3. S Jerrin Thompson (Texas)

Former Texas safety Jerrin Thompson was the starter all throughout spring practice for Auburn, and there’s no reason to think that’ll change come the season opener against Alabama A&M on Aug. 31. Thompson is a real veteran, appearing in nearly 50 games for the Longhorns over the last four years. That includes an appearance in the College Football Playoff last season, where he notched three tackles against Washington in a national semifinal.

2. WR KeAndre Lambert-Smith (Penn State)

Between freshmen Cam Coleman, Perry Thompson, Bryce Cain and Malcolm Simmons, Auburn has no shortage of talent at receiver. That group is young, though, and that’s why bringing in Penn State’s leading receiver in 2023 was so important. Lambert-Smith tallied 673 yards last season, and his presence should at the very least take some pressure and attention away from Coleman and Auburn’s other talented rookies.

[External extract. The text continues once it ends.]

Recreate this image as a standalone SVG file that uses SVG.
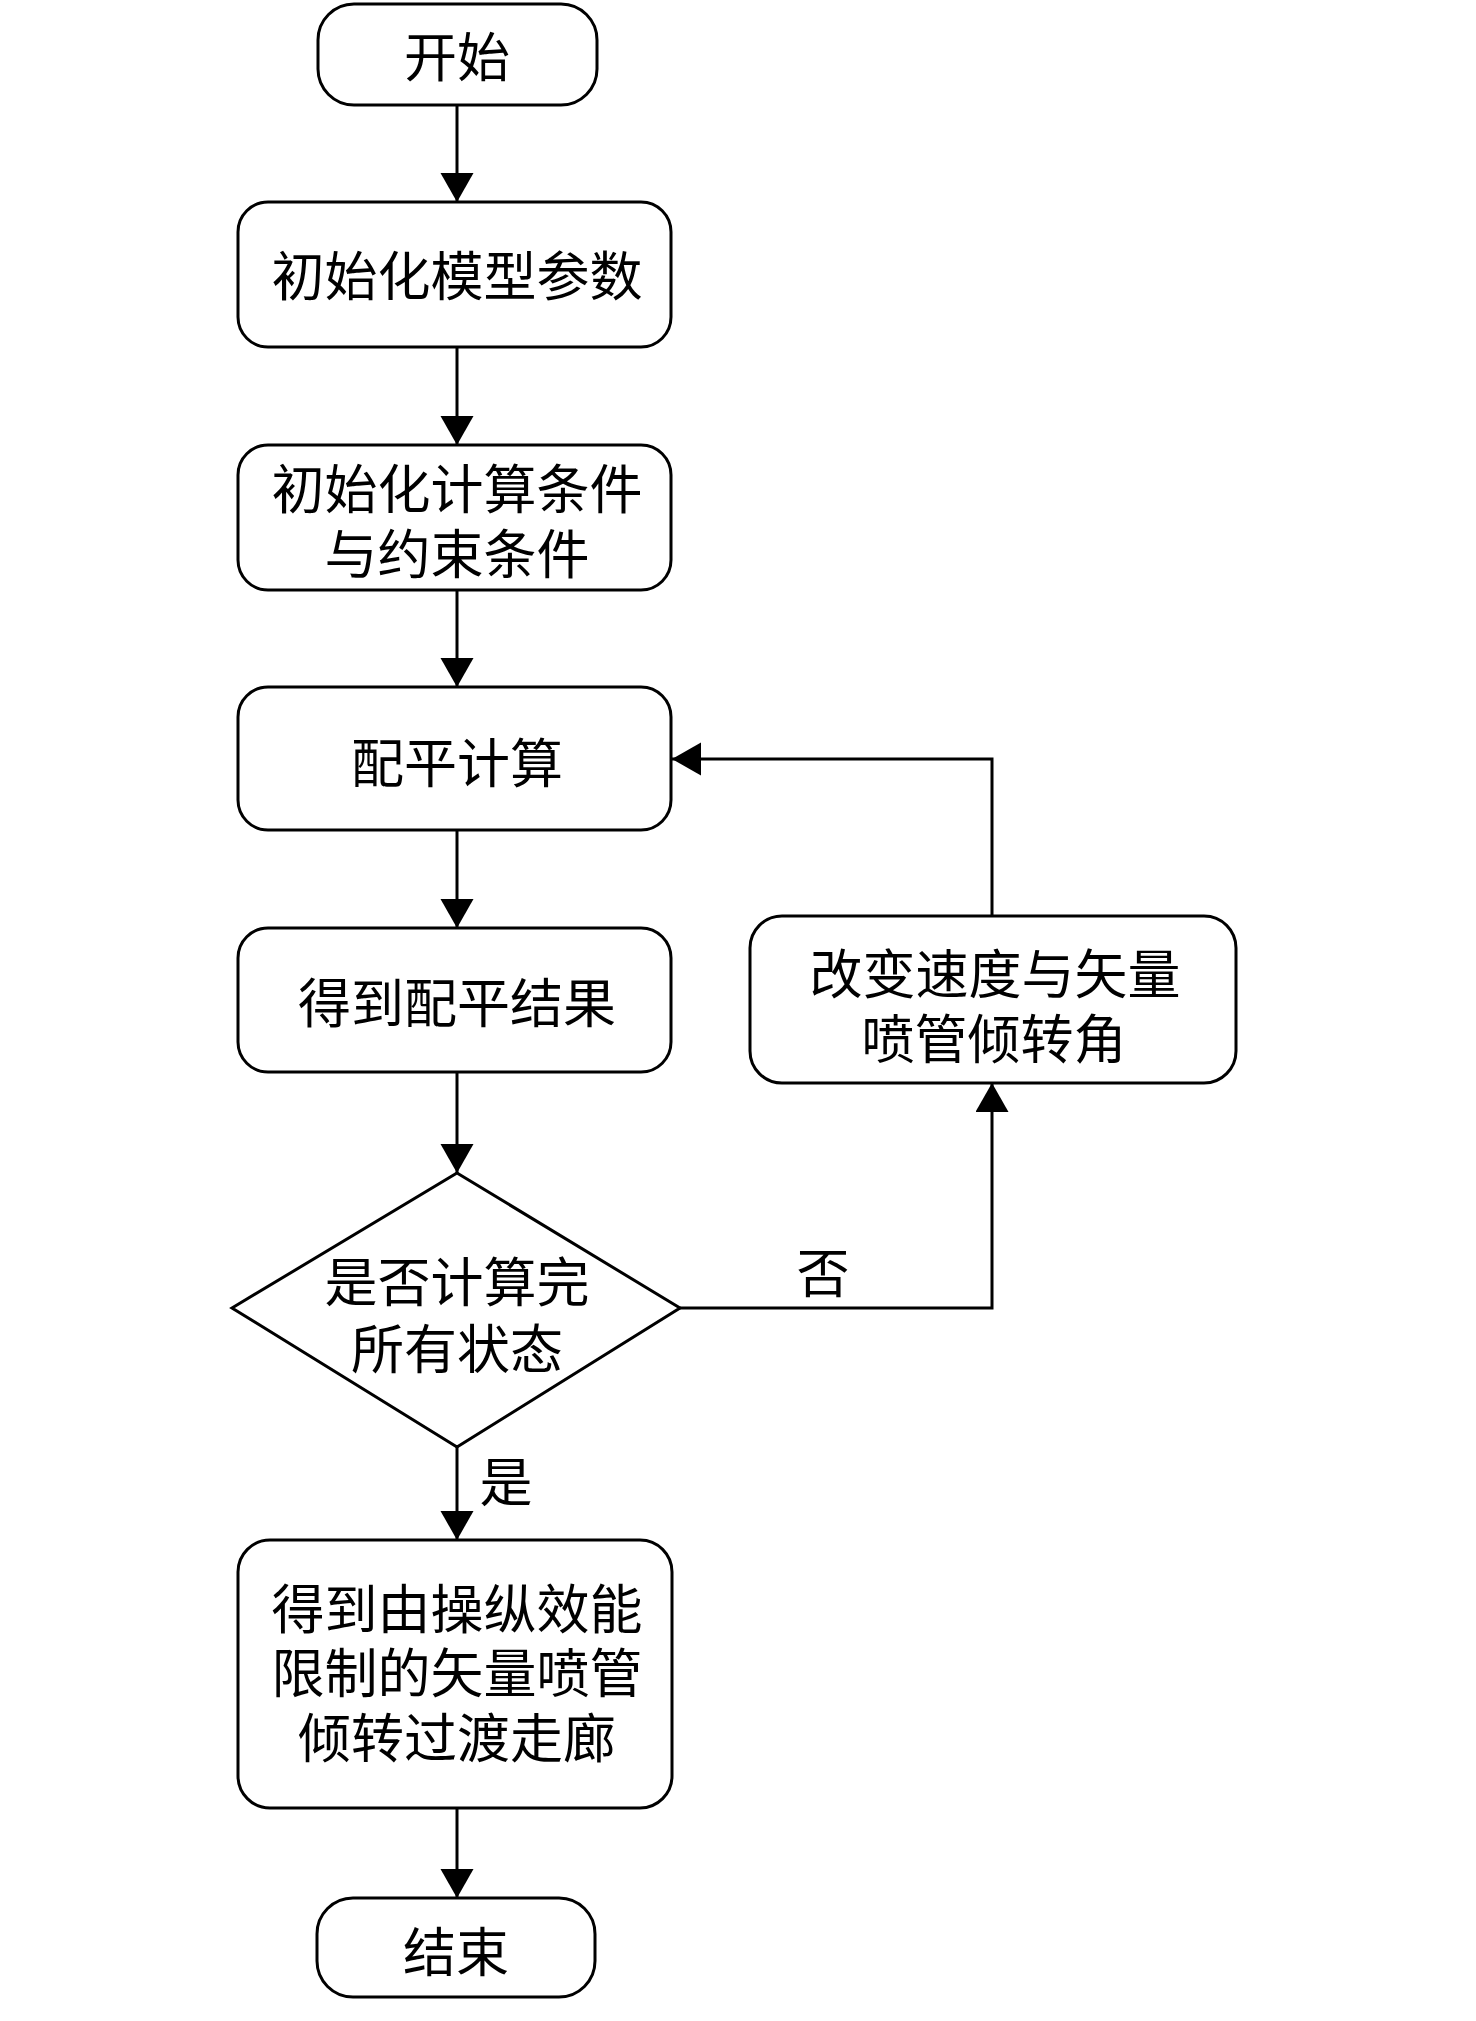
<svg xmlns="http://www.w3.org/2000/svg" width="1476" height="2021" viewBox="0 0 1476 2021">
<style>
.box{fill:#fff;stroke:#000;stroke-width:3}
.t{font-family:"Noto Sans CJK SC","Noto Sans CJK JP",sans-serif;font-size:53px;fill:#000;text-anchor:middle;dominant-baseline:central}
.c{fill:none;stroke:#000;stroke-width:3}
</style>
<defs>
<marker id="ah" markerUnits="userSpaceOnUse" markerWidth="30" markerHeight="34" refX="29" refY="16.5" orient="auto" viewBox="0 0 30 34">
<path d="M0,0 L29,16.5 L0,33 z" fill="#000"/>
</marker>
</defs>
<rect width="1476" height="2021" fill="#fff"/>
<g id="connectors">
<line class="c" x1="457" y1="106" x2="457" y2="202" marker-end="url(#ah)"/>
<line class="c" x1="457" y1="347" x2="457" y2="445" marker-end="url(#ah)"/>
<line class="c" x1="457" y1="590" x2="457" y2="687" marker-end="url(#ah)"/>
<line class="c" x1="457" y1="830" x2="457" y2="928" marker-end="url(#ah)"/>
<line class="c" x1="457" y1="1072" x2="457" y2="1173" marker-end="url(#ah)"/>
<line class="c" x1="457" y1="1447" x2="457" y2="1540" marker-end="url(#ah)"/>
<line class="c" x1="457" y1="1808" x2="457" y2="1898" marker-end="url(#ah)"/>
<polyline class="c" points="680,1308 992,1308 992,1083" marker-end="url(#ah)"/>
<polyline class="c" points="992,916 992,759 672,759" marker-end="url(#ah)"/>
<text class="t" x="823" y="1270">否</text>
<text class="t" x="506" y="1479">是</text>
</g>
<g id="start">
<rect class="box" x="318" y="4" width="279" height="101" rx="36"/>
<text class="t" x="457" y="54">开始</text>
</g>
<g id="init-model">
<rect class="box" x="238" y="202" width="433" height="145" rx="30"/>
<text class="t" x="457" y="273">初始化模型参数</text>
</g>
<g id="init-cond">
<rect class="box" x="238" y="445" width="433" height="145" rx="30"/>
<text class="t" x="457" y="486">初始化计算条件</text>
<text class="t" x="457" y="551">与约束条件</text>
</g>
<g id="trim-calc">
<rect class="box" x="238" y="687" width="433" height="143" rx="30"/>
<text class="t" x="457" y="760">配平计算</text>
</g>
<g id="trim-result">
<rect class="box" x="238" y="928" width="433" height="144" rx="30"/>
<text class="t" x="457" y="1000">得到配平结果</text>
</g>
<g id="change">
<rect class="box" x="750" y="916" width="486" height="167" rx="32"/>
<text class="t" x="995" y="971">改变速度与矢量</text>
<text class="t" x="994" y="1036">喷管倾转角</text>
</g>
<g id="decision">
<polygon class="box" points="457,1173 680,1308 457,1447 232,1308"/>
<text class="t" x="457" y="1279">是否计算完</text>
<text class="t" x="457" y="1346">所有状态</text>
</g>
<g id="corridor">
<rect class="box" x="238" y="1540" width="434" height="268" rx="32"/>
<text class="t" x="457" y="1606">得到由操纵效能</text>
<text class="t" x="457" y="1670">限制的矢量喷管</text>
<text class="t" x="457" y="1735">倾转过渡走廊</text>
</g>
<g id="end">
<rect class="box" x="317" y="1898" width="278" height="99" rx="36"/>
<text class="t" x="456" y="1949">结束</text>
</g>
</svg>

1. OT Percy Lewis (Mississippi State)

Offensive lineman aren’t flashy, but Mississippi State transfer Percy Lewis quickly locked down the role of starting left tackle during spring practice. The addition of Lewis allowed the Tigers to kick Dillon Wade inside to left guard, making the left side of the line a potential big strength. Lewis started the final seven games of 2023 for the Bulldogs.